#### [Set exercise]
Starting at the line that contains "Emit a LaTeX" and stopping after the line that contains "(0,0) rectangle (994,804);", copy the lines exactly. Pictures are left out.

_ _ _ _ _

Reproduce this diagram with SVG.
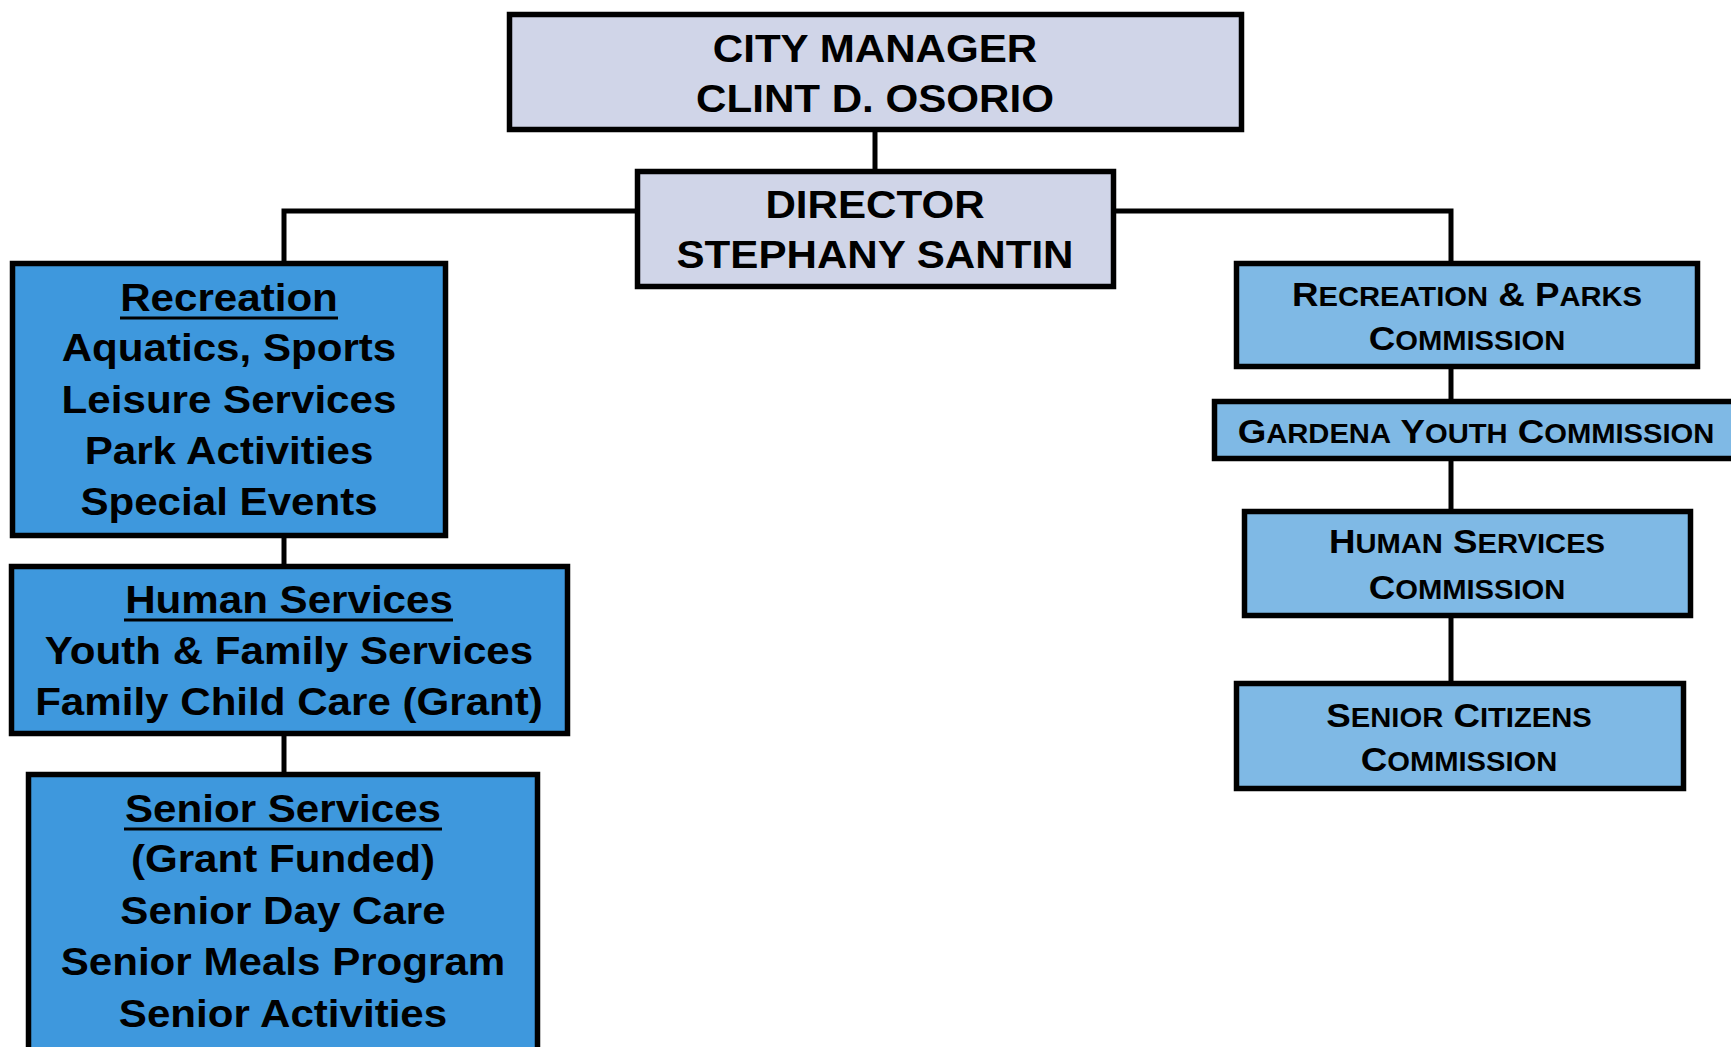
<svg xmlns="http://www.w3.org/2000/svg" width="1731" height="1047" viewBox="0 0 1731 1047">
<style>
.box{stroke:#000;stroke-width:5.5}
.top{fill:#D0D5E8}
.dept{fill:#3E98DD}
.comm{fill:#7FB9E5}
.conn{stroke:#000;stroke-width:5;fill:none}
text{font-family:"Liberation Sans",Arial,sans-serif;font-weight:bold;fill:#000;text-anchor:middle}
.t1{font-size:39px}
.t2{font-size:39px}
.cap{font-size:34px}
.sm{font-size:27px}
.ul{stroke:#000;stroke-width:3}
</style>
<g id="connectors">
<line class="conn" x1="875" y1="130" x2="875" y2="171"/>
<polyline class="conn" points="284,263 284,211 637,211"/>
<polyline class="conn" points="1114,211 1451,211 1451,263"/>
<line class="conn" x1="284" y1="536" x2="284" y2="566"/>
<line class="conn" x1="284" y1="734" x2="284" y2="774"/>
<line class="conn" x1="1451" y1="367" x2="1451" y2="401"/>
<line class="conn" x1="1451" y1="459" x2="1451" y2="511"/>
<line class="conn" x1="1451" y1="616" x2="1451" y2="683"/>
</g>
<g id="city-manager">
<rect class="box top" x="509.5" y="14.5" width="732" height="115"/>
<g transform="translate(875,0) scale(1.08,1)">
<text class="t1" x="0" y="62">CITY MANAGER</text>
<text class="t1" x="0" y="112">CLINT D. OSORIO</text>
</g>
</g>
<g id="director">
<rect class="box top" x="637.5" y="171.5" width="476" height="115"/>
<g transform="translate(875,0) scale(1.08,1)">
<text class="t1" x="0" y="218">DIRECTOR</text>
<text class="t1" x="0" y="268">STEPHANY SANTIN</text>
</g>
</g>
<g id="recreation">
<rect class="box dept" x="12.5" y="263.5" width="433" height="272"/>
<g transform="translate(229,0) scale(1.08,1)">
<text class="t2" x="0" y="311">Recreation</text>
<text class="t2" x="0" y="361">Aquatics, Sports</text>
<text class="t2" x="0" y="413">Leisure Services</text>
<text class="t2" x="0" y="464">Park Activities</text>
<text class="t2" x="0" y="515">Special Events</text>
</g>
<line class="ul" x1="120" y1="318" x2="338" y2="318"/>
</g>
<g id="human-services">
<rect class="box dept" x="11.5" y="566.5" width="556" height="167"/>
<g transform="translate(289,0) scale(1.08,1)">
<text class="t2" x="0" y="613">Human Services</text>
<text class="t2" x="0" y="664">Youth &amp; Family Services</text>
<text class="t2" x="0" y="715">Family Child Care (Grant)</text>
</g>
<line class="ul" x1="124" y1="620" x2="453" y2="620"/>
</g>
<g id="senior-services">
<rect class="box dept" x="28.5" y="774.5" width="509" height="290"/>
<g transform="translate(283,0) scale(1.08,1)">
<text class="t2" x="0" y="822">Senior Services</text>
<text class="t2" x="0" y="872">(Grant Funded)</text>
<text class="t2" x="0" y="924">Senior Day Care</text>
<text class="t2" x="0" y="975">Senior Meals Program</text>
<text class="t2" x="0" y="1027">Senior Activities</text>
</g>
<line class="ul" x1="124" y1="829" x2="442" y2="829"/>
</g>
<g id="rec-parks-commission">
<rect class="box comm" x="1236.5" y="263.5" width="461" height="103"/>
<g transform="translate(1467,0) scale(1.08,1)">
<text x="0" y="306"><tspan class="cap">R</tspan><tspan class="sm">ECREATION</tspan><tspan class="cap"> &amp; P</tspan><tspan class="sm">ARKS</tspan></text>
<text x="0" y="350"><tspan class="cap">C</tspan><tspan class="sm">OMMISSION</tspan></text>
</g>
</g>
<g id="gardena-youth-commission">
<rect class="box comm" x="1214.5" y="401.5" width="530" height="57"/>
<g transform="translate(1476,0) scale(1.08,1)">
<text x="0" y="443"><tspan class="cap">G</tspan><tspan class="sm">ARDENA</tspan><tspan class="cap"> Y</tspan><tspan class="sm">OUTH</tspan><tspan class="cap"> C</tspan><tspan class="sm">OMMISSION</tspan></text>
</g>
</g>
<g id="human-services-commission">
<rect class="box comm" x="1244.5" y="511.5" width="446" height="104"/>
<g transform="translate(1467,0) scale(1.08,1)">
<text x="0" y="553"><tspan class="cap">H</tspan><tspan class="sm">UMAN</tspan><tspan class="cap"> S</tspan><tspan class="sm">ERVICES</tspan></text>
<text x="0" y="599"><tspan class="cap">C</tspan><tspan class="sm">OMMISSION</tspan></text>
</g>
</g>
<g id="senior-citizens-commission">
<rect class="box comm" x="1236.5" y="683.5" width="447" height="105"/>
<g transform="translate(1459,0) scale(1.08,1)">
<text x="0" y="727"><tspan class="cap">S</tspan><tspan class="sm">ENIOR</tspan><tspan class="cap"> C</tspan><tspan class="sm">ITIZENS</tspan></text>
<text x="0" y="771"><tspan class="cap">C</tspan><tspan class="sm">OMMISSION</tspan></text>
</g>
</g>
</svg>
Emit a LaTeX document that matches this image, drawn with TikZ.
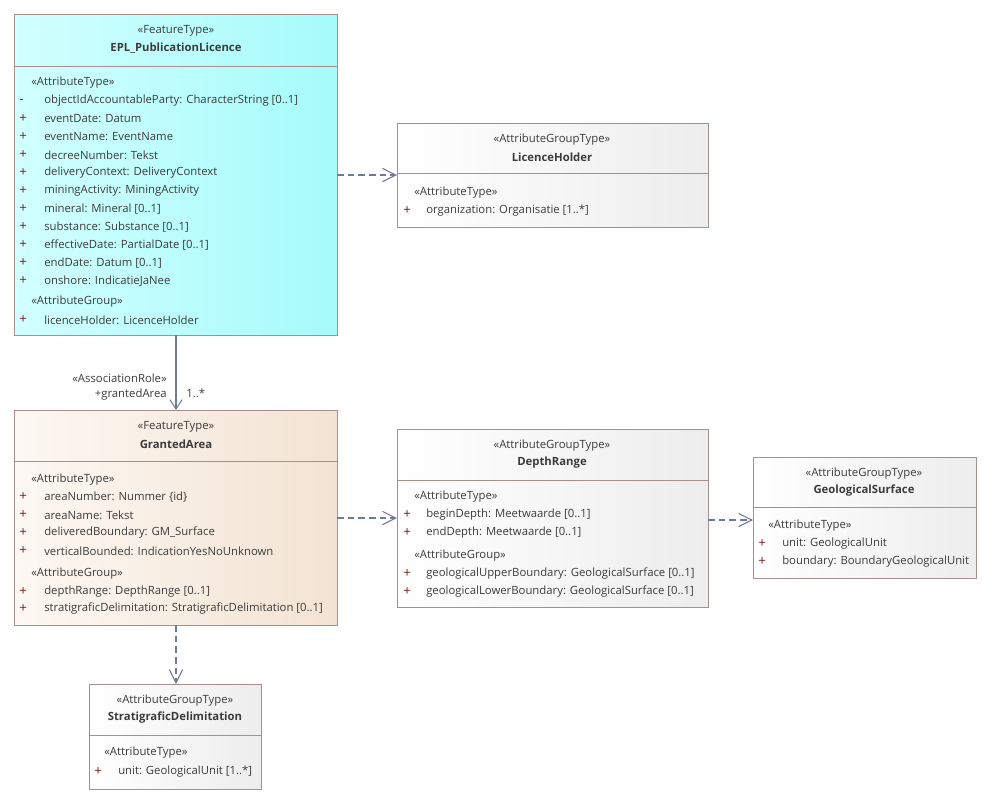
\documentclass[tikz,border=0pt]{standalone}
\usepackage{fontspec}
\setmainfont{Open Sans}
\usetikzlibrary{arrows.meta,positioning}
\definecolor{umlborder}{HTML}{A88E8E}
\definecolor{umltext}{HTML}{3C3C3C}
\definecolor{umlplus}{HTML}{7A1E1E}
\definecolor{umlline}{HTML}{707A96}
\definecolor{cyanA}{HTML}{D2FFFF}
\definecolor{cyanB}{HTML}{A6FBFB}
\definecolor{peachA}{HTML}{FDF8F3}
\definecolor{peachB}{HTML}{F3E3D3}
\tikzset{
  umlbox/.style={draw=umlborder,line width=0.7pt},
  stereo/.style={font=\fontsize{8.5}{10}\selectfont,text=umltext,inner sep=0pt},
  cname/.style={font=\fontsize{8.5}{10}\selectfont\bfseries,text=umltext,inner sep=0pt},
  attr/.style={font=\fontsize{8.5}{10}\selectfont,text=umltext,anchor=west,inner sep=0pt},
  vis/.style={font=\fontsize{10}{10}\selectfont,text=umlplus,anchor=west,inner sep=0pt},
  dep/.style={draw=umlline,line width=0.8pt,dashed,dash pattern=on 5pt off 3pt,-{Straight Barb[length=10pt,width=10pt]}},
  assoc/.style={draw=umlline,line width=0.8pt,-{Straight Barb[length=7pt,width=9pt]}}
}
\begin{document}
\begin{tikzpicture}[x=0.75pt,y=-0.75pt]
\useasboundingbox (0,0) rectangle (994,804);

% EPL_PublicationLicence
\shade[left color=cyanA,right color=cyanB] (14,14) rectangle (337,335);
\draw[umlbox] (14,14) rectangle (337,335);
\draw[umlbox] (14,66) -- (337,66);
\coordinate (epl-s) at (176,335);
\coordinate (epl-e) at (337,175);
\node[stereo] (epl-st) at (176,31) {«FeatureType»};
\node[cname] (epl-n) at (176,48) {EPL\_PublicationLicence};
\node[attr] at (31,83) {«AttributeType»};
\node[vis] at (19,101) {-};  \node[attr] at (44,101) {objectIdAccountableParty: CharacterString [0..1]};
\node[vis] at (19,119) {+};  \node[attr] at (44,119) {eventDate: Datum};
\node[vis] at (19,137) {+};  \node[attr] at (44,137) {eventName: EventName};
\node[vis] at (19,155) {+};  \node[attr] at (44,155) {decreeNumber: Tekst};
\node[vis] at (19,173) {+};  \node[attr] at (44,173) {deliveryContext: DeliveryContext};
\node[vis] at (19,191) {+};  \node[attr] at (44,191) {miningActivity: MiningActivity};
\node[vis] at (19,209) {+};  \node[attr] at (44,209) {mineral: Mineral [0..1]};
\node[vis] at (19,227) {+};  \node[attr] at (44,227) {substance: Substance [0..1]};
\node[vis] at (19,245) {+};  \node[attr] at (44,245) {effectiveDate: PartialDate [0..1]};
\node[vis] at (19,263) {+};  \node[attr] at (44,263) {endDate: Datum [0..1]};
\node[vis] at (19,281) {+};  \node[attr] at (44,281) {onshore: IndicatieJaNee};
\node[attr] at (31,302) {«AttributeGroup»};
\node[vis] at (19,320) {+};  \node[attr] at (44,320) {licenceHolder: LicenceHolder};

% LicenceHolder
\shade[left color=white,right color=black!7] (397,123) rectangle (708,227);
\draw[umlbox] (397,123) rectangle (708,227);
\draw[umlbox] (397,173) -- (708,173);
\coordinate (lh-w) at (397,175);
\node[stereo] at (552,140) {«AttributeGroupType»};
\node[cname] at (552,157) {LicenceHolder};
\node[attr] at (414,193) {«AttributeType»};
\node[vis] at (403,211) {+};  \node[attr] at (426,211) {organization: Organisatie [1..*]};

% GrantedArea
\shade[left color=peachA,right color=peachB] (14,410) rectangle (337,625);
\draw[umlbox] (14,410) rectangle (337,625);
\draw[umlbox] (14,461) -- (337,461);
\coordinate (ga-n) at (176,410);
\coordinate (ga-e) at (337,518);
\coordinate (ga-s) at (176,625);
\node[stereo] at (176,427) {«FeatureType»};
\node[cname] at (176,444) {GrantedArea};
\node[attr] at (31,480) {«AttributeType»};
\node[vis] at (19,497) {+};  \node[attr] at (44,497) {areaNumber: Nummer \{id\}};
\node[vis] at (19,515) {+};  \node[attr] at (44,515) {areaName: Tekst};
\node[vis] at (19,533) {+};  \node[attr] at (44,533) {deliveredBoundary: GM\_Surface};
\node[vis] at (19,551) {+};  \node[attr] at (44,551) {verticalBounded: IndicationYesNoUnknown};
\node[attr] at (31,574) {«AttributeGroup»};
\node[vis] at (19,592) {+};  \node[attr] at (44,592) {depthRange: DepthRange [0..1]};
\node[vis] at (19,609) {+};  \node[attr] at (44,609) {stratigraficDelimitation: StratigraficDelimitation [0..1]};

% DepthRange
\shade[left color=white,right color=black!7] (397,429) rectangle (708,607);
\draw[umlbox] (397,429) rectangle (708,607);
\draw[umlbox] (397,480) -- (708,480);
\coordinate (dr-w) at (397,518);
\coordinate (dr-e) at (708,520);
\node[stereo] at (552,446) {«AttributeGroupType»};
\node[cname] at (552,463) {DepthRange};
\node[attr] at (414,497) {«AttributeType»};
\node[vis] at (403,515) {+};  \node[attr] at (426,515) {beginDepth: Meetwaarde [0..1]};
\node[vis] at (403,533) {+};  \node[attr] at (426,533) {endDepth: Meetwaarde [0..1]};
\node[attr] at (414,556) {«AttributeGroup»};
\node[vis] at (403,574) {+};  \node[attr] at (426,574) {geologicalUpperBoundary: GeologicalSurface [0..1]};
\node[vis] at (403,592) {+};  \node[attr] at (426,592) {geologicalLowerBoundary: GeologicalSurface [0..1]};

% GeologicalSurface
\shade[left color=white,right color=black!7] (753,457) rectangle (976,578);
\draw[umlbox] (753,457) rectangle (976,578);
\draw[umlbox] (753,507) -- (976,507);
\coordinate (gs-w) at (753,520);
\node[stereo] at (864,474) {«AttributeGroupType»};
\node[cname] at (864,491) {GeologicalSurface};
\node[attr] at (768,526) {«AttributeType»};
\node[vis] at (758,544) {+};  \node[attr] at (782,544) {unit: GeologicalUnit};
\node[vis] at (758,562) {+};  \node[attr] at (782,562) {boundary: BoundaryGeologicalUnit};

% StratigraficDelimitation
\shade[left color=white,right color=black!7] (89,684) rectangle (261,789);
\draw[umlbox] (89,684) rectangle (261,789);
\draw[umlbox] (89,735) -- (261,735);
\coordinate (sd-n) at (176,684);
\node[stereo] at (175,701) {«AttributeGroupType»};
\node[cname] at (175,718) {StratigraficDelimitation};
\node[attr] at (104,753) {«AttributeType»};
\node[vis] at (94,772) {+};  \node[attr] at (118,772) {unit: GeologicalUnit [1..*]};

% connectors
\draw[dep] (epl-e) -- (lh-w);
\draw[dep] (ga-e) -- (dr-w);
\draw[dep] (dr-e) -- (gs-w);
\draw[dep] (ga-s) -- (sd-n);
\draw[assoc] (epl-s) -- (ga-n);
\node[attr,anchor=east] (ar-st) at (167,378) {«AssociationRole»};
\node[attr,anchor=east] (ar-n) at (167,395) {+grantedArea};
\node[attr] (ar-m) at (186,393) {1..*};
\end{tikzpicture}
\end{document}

_ _ _ _ _

#### [Right answer]
Emit a LaTeX document that matches this image, drawn with TikZ.
\documentclass[tikz,border=0pt]{standalone}
\usepackage{fontspec}
\setmainfont{Open Sans}
\usetikzlibrary{arrows.meta,positioning}
\definecolor{umlborder}{HTML}{A88E8E}
\definecolor{umltext}{HTML}{3C3C3C}
\definecolor{umlplus}{HTML}{7A1E1E}
\definecolor{umlline}{HTML}{707A96}
\definecolor{cyanA}{HTML}{D2FFFF}
\definecolor{cyanB}{HTML}{A6FBFB}
\definecolor{peachA}{HTML}{FDF8F3}
\definecolor{peachB}{HTML}{F3E3D3}
\tikzset{
  umlbox/.style={draw=umlborder,line width=0.7pt},
  stereo/.style={font=\fontsize{8.5}{10}\selectfont,text=umltext,inner sep=0pt},
  cname/.style={font=\fontsize{8.5}{10}\selectfont\bfseries,text=umltext,inner sep=0pt},
  attr/.style={font=\fontsize{8.5}{10}\selectfont,text=umltext,anchor=west,inner sep=0pt},
  vis/.style={font=\fontsize{10}{10}\selectfont,text=umlplus,anchor=west,inner sep=0pt},
  dep/.style={draw=umlline,line width=0.8pt,dashed,dash pattern=on 5pt off 3pt,-{Straight Barb[length=10pt,width=10pt]}},
  assoc/.style={draw=umlline,line width=0.8pt,-{Straight Barb[length=7pt,width=9pt]}}
}
\begin{document}
\begin{tikzpicture}[x=0.75pt,y=-0.75pt]
\useasboundingbox (0,0) rectangle (994,804);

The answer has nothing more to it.